Robin Kwong in Hong Kong, The Financial Times Limited – August 28 2008

The Hong Kong government has backed away from approving a controversial natural gas terminal in an ecologically sensitive area, in what is seen as its first serious attempt to tackle air pollution in the territory in recent years.

China Light and Power, Hong Kong’s biggest energy company, has long argued that it needed to build an HK$8bn ($1bn) liquid natural gas receiving terminal to ensure a stable future gas supply for the territory.

Having more natural gas was also a prerequisite for improving Hong Kong’s air quality, according to CLP, which said it now had to burn more coal to conserve its dwindling gas supplies.

However, environmental activists claim that the terminal, which CLP proposed to build on two small islands on the edge of Hong Kong’s territorial waters, will endanger marine life, particularly the rare pink dolphins and finless porpoises that are Hong Kong’s only indigenous marine mammals.

Edward Yau, environment secretary, said on Thursday that the need for the terminal was greatly reduced after Hong Kong signed a series of energy deals with Beijing that will ensure a stable supply of gas to the territory for the next 20 years.

Under the agreement, the state-controlled China National Offshore Oil Corporation will renew its supply agreement to Hong Kong for another 20 years, and Petro­china will still study the feasibility of supplying gas to Hong Kong from central Asia via pipeline as well as an LNG terminal that Petro­china is planning to build in neighbouring Shenzhen economic zone.

A senior government official, who preferred to remain anonymous, said the government expected that, with this agreement in place, CLP would increase its use of natural gas from a third of its fuel mix to half, thus improving Hong Kong’s air quality.
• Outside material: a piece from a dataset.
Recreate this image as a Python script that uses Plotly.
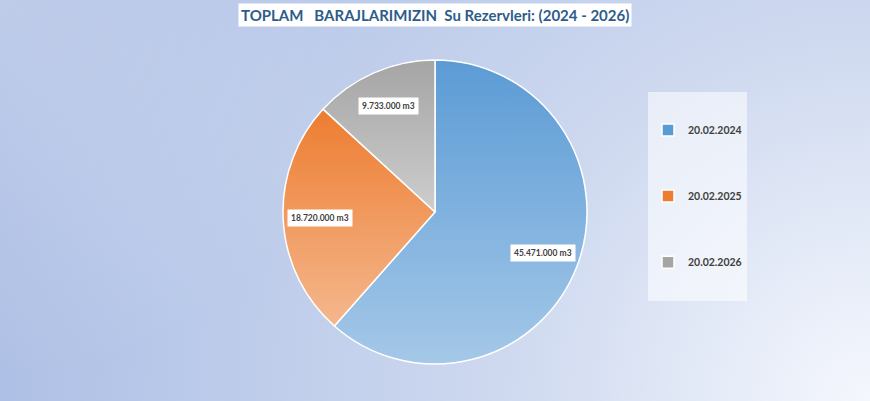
import base64
import math
import plotly.graph_objects as go

# ---- data ----
dates = ["20.02.2024", "20.02.2025", "20.02.2026"]
volumes = [45471000, 18720000, 9733000]
unit = "m3"
title_text = "TOPLAM\u00a0\u00a0\u00a0BARAJLARIMIZIN\u00a0\u00a0Su Rezervleri: (2024 - 2026)"

# ---- style ----
colors = ["#5b9bd5", "#ed7d31", "#a5a5a5"]
W, H = 870, 401
CX, CY, R = 435, 212, 152
LABEL_R = 0.76


def fmt(v):
    return f"{v:,}".replace(",", ".") + " " + unit


def b64svg(svg):
    return "data:image/svg+xml;base64," + base64.b64encode(svg.encode("utf-8")).decode("ascii")


# background gradient
bg_svg = f'''<svg xmlns="http://www.w3.org/2000/svg" width="{W}" height="{H}" viewBox="0 0 {W} {H}" preserveAspectRatio="none">
<defs>
<radialGradient id="g1" cx="{W}" cy="{H}" r="950" gradientUnits="userSpaceOnUse">
<stop offset="0" stop-color="#f5f7fd"/>
<stop offset="0.15" stop-color="#e6ecf8"/>
<stop offset="0.4" stop-color="#cdd8ef"/>
<stop offset="0.75" stop-color="#b8c8e9"/>
<stop offset="1" stop-color="#a9bbe3"/>
</radialGradient>
<radialGradient id="g2" cx="0" cy="0" r="380" gradientUnits="userSpaceOnUse">
<stop offset="0" stop-color="#ffffff" stop-opacity="0.25"/>
<stop offset="1" stop-color="#ffffff" stop-opacity="0"/>
</radialGradient>
</defs>
<rect width="{W}" height="{H}" fill="url(#g1)"/>
<rect width="{W}" height="{H}" fill="url(#g2)"/>
</svg>'''

# per-slice white sheen (gradient within each slice), derived from data
total = sum(volumes)
paths = []
mids = []
a0 = 0.0
for v in volumes:
    a1 = a0 + v / total * 2 * math.pi
    p0 = (R + R * math.sin(a0), R - R * math.cos(a0))
    p1 = (R + R * math.sin(a1), R - R * math.cos(a1))
    large = 1 if (a1 - a0) > math.pi else 0
    paths.append(f'<path d="M{R},{R} L{p0[0]:.3f},{p0[1]:.3f} A{R},{R} 0 {large} 1 {p1[0]:.3f},{p1[1]:.3f} Z" fill="url(#sg)"/>')
    mids.append((a0 + a1) / 2)
    a0 = a1
sheen_svg = f'''<svg xmlns="http://www.w3.org/2000/svg" width="{2*R}" height="{2*R}" viewBox="0 0 {2*R} {2*R}">
<defs><linearGradient id="sg" x1="0" y1="0" x2="0" y2="1">
<stop offset="0" stop-color="#ffffff" stop-opacity="0"/>
<stop offset="1" stop-color="#ffffff" stop-opacity="0.45"/>
</linearGradient></defs>
{''.join(paths)}
</svg>'''

sp = "\u00a0"
legend_names = [f"{sp}<br>{sp}<br><span style='font-size:10.5px'><b>{d}</b></span><br>{sp}<br>{sp}" for d in dates]

fig = go.Figure(
    go.Pie(
        labels=legend_names,
        values=volumes,
        sort=False,
        direction="clockwise",
        rotation=0,
        marker=dict(colors=colors, line=dict(color="white", width=1.5)),
        textinfo="none",
        hoverinfo="skip",
        domain=dict(x=[(CX - R) / W, (CX + R) / W], y=[1 - (CY + R) / H, 1 - (CY - R) / H]),
    )
)

annotations = [
    dict(
        text="<b>" + title_text + "</b>",
        x=CX / W, y=1 - 15 / H, xref="paper", yref="paper",
        xanchor="center", yanchor="middle", showarrow=False,
        font=dict(family="Lato", size=15, color="#2e5c8a"),
        bgcolor="white", borderpad=2,
    )
]
for v, m in zip(volumes, mids):
    px = CX + LABEL_R * R * math.sin(m)
    py = CY - LABEL_R * R * math.cos(m)
    annotations.append(dict(
        text="<b>" + fmt(v) + "</b>",
        x=px / W, y=1 - py / H, xref="paper", yref="paper",
        xanchor="center", yanchor="middle", showarrow=False,
        font=dict(family="Lato", size=8.5, color="#404040"),
        bgcolor="white", borderpad=3,
    ))

fig.update_layout(
    width=W, height=H, autosize=False,
    margin=dict(l=0, r=0, t=0, b=0),
    paper_bgcolor="#c8d4ee",
    plot_bgcolor="rgba(0,0,0,0)",
    images=[
        dict(source=b64svg(bg_svg), xref="paper", yref="paper", x=0, y=1,
             sizex=1, sizey=1, xanchor="left", yanchor="top", sizing="stretch", layer="below"),
        dict(source=b64svg(sheen_svg), xref="paper", yref="paper",
             x=(CX - R) / W, y=1 - (CY - R) / H, sizex=2 * R / W, sizey=2 * R / H,
             xanchor="left", yanchor="top", sizing="stretch", layer="above"),
    ],
    annotations=annotations,
    showlegend=True,
    legend=dict(
        x=648 / W, xanchor="left", y=1 - 92 / H, yanchor="top",
        bgcolor="rgba(255,255,255,0.55)", borderwidth=0,
        font=dict(family="Lato", size=9.7, color="#404040"),
        itemwidth=30, traceorder="normal",
    ),
)

fig.write_html(
    "out.html",
    config={"displayModeBar": False},
    post_script="document.body.style.margin='0';document.body.style.padding='0';",
)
CLP is the biggest polluter within Hong Kong, though the territory also suffers from pollution generated by factories across the border.

Andrew Brandler, chief executive of CLP, said he welcomed the agreement, but the new supply will only “partly fill the gas shortage being faced by us”.

“Imports of LNG will still be needed to meet our full requirements as our need for clean natural gas continues to grow,” Mr Brandler said.

While the new gas supply is still subject to CLP reaching a commercial agreement with CNOOC and Petrochina, the senior official said it was “an obvious choice” over CLP building its own terminal within Hong Kong.

The lack of government support for a Hong Kong terminal also calls into question a 20-year gas supply deal that CLP had initially agreed on with BG Group, the UK gas company, in June. CLP declined to comment on the impact the latest developments would have for the BG deal.